24.08–28.10.2017
Temnikova & Kasela gallery
Lastekodu 1, Tallinn, Estonia
Algunas Canciones Lindas (“Some Beautiful Songs”) is a title borrowed from an old LP of Cuban popular tunes performed in a soothingly pared-down style. Olga Chernysheva uses it as a connecting device for her presentation, at the gallery, of some 30 lens-based works, mostly analogue and digital photographs. They communicate some of her core concerns – the productive tensions between images and stories, the typical and the unpredictable, the one and the many – but have not, until now, found their place in her different series of works or even been shown in public.
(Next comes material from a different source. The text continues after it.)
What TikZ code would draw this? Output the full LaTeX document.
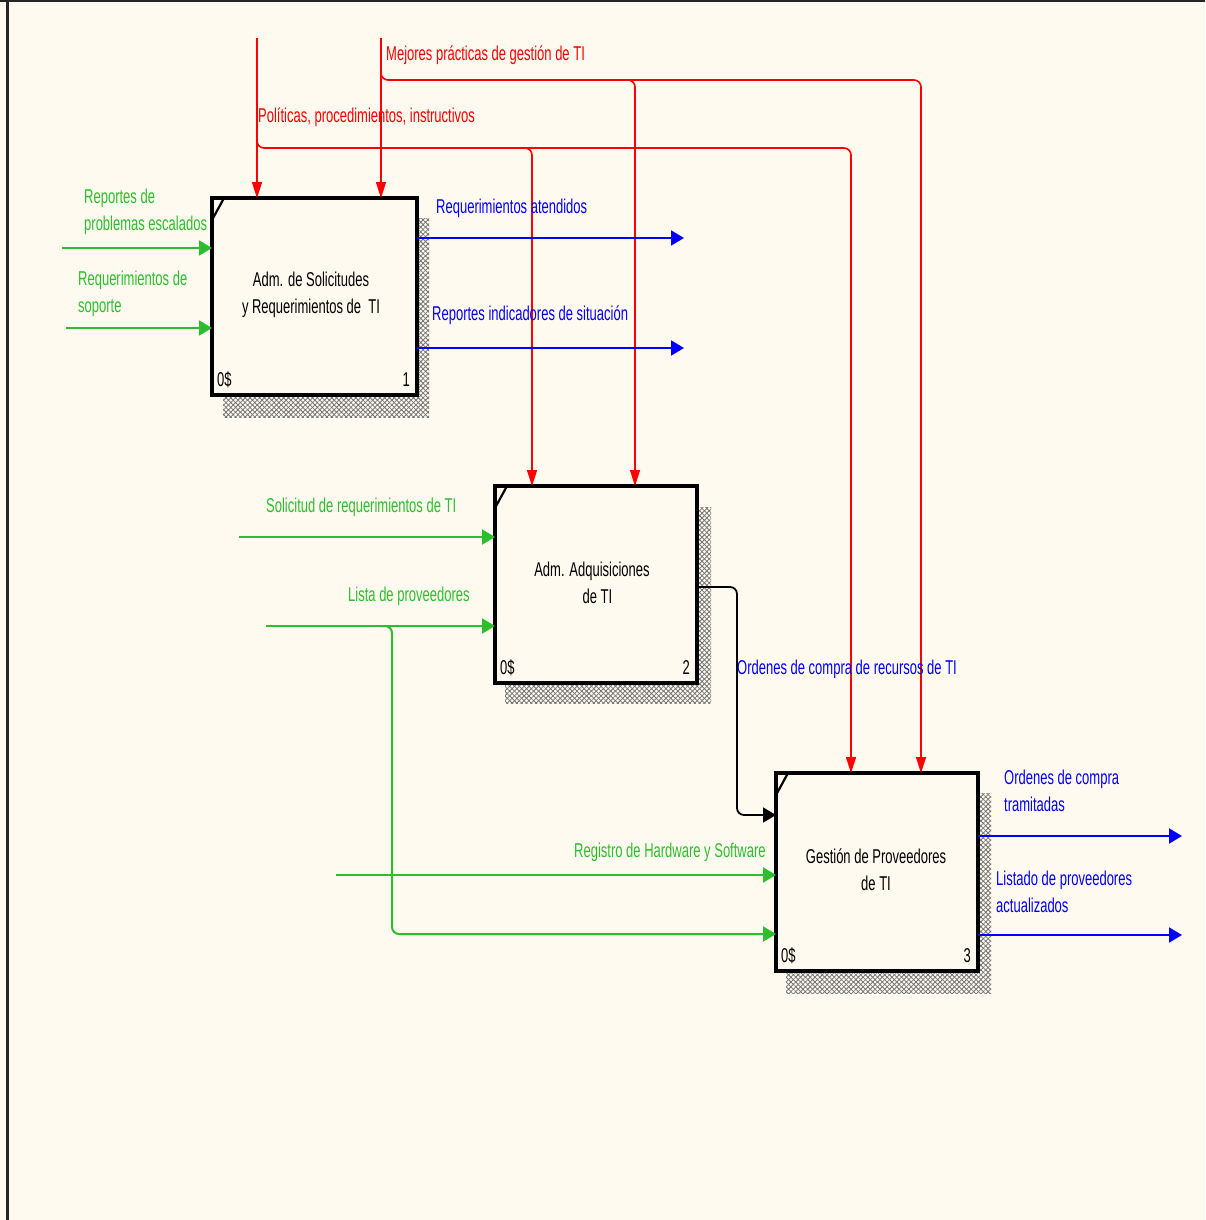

Chernysheva both affirms and challenges the Russian belief that visual art should be used to illustrate social processes, to “paint modern life” as Charles Baudelaire would have said. What is the best way to bear witness, through engagement or through detachment? We should always look for the little cracks between what is being said and what meets the eye.
Olga Chernysheva (b. 1962 in Moscow, Russia) is a contemporary artist who lives and works in Moscow. Her work spans film, photography, drawing and object-based mediums, where she draws on quotidian moments and marginal spaces from everyday life as a way of exploring the increasing fragmentation of master narratives in contemporary Russian culture.